Unlike in a solid, the particles in a liquid are not bound in a fixed shape, allowing them to move past one another with ease. This gives liquids the characteristic ability to adapt to the shape of their containers, a concept well-observed when pouring water into different-shaped glasses. However, despite their fluid nature, liquids do have a fixed volume and they do not expand to fill their container.

Liquids also have a property known as viscosity, which is a measure of their ability to resist flow. Honey, for example, has a higher viscosity than water and flows much more slowly. Surface tension is another important property of liquids, caused by the cohesive forces between liquid molecules, which accounts for the phenomenon of water droplets forming beads on surfaces.

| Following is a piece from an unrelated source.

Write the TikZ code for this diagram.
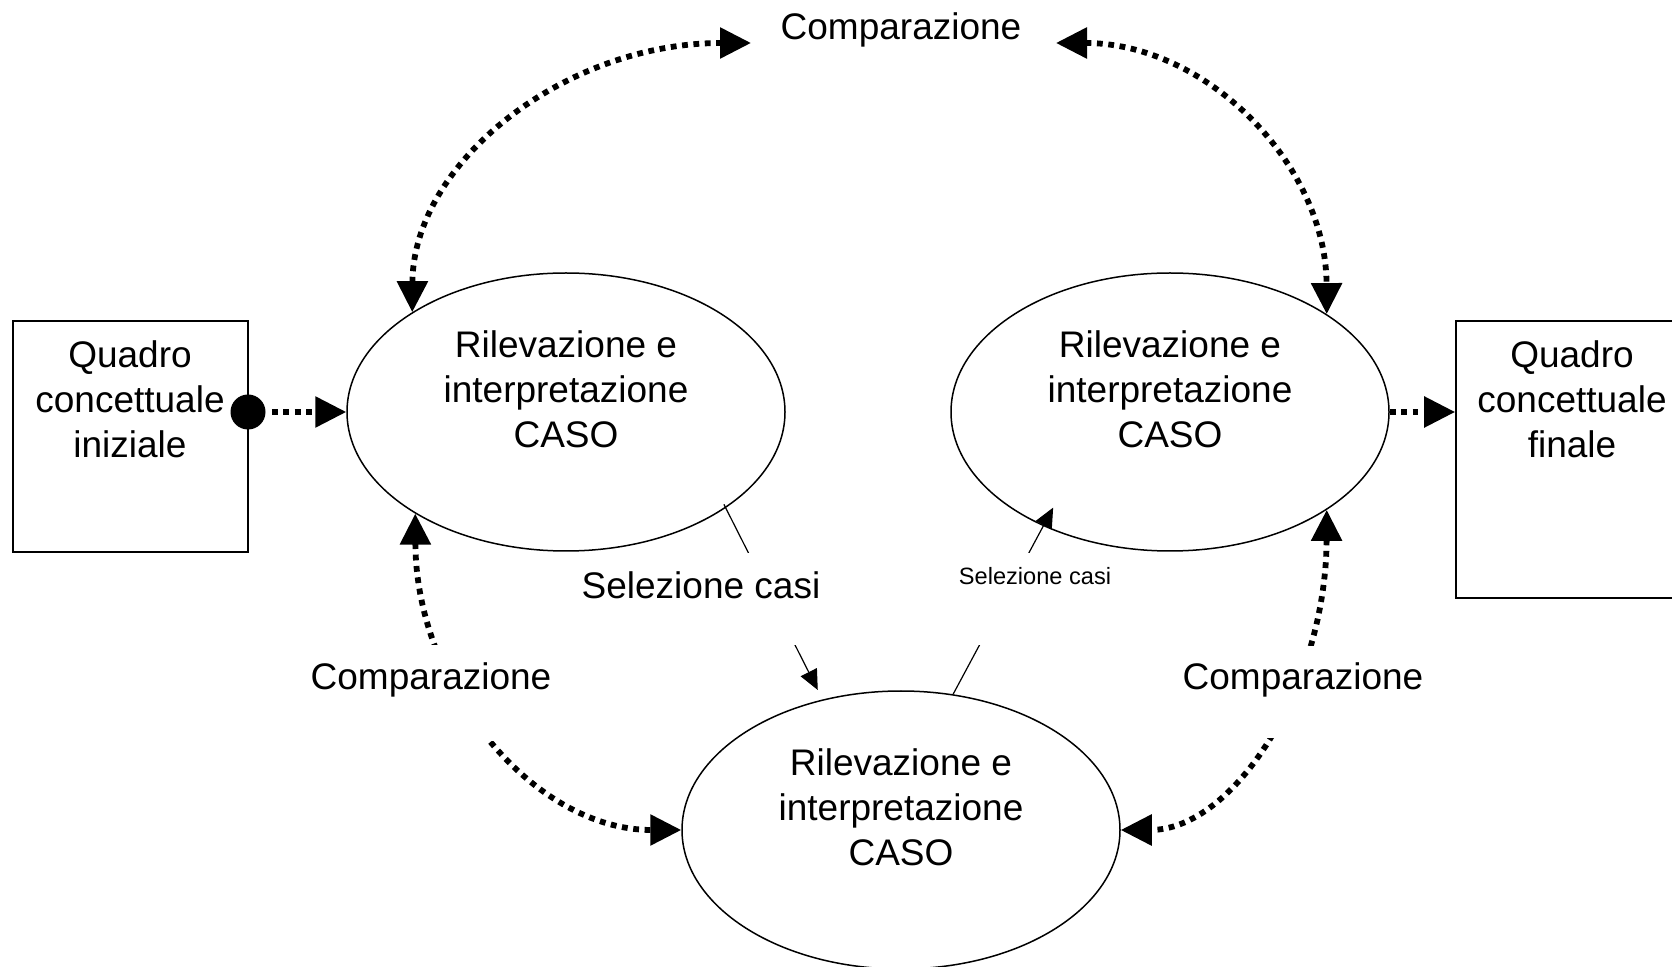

When we consider the properties of gases, we're looking at a state of matter that is much less defined than solids or liquids. Gas particles have a lot of energy compared to those in the other states of matter, enabling them to move in random directions at high speeds.

The primary property of gases is that they have no fixed shape or volume. Instead, they spread out indefinitely to completely fill the container they are in, pushing against its walls; this is known as the gas's pressure. Gas pressure increases with the number of particles in a given space and with the temperature, as higher temperatures give the particles more energy to move.

Gases are also highly compressible due to the large amounts of space between particles. This compression is what allows gases to be stored in gas cylinders for various uses. Diffusion is another property of gases, which refers to the spreading of gas particles until they are evenly distributed throughout a space, resulting from their constant and random motion.